When I was small my family moved from a brick tenement building in North Minneapolis, Minnesota to the new suburbs. For a child who had only seen cement, bricks, and pavement the contrast was jarring. Our new neighborhood was built on what had been a potato farm. The yards and streets were mud. The small houses were all the same, with the builder specifying that each had to be a different color. My mom chose green. 

About a mile north of the last house, I found “the woods.”  All the neighborhood kids called it “the woods.” We were from that point on free range kids. We would ride our bikes, wallow in the mud, and go to the woods. I could spend hours in the woods, a place overgrown and tangled with strange plants like Jack in the Pulpit, and the home of toads and salamanders.  

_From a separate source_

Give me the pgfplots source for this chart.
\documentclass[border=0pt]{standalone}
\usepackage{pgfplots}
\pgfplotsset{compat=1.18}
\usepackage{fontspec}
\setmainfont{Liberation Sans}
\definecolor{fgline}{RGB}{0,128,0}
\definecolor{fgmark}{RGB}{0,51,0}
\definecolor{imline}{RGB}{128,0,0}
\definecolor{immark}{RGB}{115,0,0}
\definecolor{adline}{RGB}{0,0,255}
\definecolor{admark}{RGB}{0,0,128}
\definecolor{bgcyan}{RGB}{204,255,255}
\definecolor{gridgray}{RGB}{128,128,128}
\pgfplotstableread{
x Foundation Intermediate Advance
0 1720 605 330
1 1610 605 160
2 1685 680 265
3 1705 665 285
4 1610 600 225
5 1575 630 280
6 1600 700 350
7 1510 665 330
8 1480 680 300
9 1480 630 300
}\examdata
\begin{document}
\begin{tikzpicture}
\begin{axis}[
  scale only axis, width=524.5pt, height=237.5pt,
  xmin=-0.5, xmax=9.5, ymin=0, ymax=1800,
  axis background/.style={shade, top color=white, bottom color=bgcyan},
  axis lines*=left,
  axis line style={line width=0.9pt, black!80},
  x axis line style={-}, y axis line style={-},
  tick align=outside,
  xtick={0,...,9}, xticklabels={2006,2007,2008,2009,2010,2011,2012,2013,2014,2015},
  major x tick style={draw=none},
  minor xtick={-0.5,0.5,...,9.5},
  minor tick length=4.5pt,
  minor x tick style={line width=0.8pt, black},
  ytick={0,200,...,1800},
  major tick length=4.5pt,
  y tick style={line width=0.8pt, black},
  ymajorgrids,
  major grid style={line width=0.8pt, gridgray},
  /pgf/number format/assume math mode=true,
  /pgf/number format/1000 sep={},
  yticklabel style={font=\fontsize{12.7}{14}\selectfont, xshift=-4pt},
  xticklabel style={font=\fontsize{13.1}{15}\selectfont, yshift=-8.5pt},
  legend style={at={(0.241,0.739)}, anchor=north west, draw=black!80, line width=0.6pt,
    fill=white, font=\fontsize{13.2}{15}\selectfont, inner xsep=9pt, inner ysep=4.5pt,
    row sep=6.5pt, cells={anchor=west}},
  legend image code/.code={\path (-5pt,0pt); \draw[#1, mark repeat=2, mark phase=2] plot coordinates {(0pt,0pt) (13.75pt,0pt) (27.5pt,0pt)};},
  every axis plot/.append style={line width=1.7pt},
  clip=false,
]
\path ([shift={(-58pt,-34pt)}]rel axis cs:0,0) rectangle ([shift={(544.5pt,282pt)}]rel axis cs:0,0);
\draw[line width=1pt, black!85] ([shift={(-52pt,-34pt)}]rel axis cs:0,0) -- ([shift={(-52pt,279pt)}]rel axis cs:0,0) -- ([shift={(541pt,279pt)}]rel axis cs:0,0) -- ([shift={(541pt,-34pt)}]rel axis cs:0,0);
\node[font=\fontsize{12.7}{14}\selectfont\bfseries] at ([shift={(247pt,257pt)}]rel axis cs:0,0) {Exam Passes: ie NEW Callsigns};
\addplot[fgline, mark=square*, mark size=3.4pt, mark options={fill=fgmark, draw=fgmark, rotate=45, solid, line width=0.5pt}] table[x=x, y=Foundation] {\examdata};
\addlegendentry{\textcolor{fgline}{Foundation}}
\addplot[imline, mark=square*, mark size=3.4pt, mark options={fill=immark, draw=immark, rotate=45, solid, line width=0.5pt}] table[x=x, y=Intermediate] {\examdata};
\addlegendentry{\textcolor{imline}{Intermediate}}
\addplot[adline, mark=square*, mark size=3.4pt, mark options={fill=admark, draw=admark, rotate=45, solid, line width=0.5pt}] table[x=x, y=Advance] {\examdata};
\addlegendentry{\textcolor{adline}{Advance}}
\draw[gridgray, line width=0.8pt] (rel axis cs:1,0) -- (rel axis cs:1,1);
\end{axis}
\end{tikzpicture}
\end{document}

Just beyond the woods was Sally Norbeck’s farm. Sally and I became friends. I could not have pets, but she let me ride on her pigs and play with her barn cats. We also mucked around in the woods. Ever since that time I have felt a sense of peace and comfort in overgrown and unkempt places.

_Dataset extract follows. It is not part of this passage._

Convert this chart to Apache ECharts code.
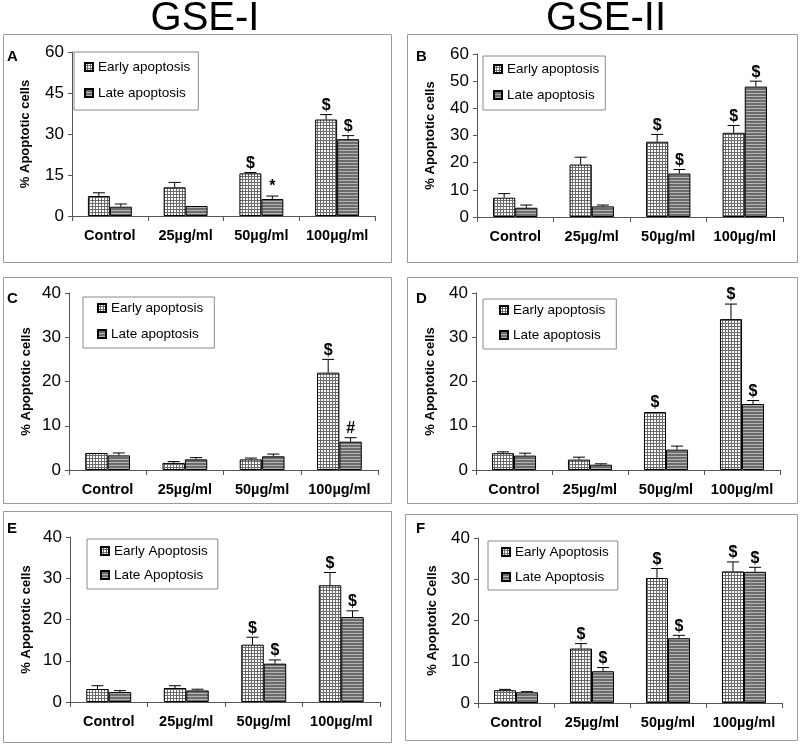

My mother died in the little greenhouse in 2007. My father lived in it until it became impossible, and my sisters convinced him to move into a senior apartment complex. As long as he still lived there, I went back to the little greenhouse. I walked or drove around my old neighborhood. Sally’s farm is long gone. In its place is Target, Applebee’s, and a bunch of car dealers. The woods are no longer woods, they are a few large trees in a green lawn, a park. 

Gone is the dark, cool cathedral of trees, vines, and mysterious plants. I found the loss of the woods the hardest part of this change, of this progress to take. Sadness washed over me each time I saw what was left of the woods.

SDC has become my woods. So few other hikers know about these trails, that sometimes we only see one or two others on the trails or roads. My husband Dave and I usually do not talk much on these walks. We may point out something that the other might miss, a lizard, a bird, wildflowers, a building with a million woodpecker holes, or the ugly cell tower. I will enjoy this as much as I can, for as long as I can. When we walk by the old cemetery, I feel a wave of melancholy and a vision of long ago suffering.  We usually say nothing on this part of our walk.

Progress and reality are coming, as they must. Just letting it be is not possible. There is monetary and social value to be had. Letting the green and growing take over at SDC is not in the plan. My only hope and dream for this place is that it not lose its magic and mystery completely.  When I hear “planned community,” I see white-washed buildings with tile roofs, someone’s idea of Sonoma architecture. But, maybe, just maybe beyond the main campus we can let the lovely decay of the old places continue.  Maybe we can let the vines overtake these old camp buildings and become living green sculptures.  Maybe the trails and paths do not have to be manicured and paved.  Maybe I will not lose “the woods” of my senior years, as I did “the woods” of my youth.  

 



5 thoughts on “The sad beauty of inevitable decline

  1. Very thoughtful. I grew up in Rochester New York. Our home was built in 1885. There was a barn. Across the street is a park. Down the street are river banks bordering the Genesee River. Our mothers were apprehensive about our playing down the River bank. It is steep and dangerous in parts. What a wonderful childhood. All are still there but now there is a fence along the riverbank. Children need to explore and let their imagination soar! By mom!

  2. I spent years 4 to 17 on a farm in northern Missouri, so I relate directly to the woods and mud experienced by the author. Rabbits and snakes, deer and turtles, lively unnamed birds, even (ugh!) leeches. My place of refuge and solace.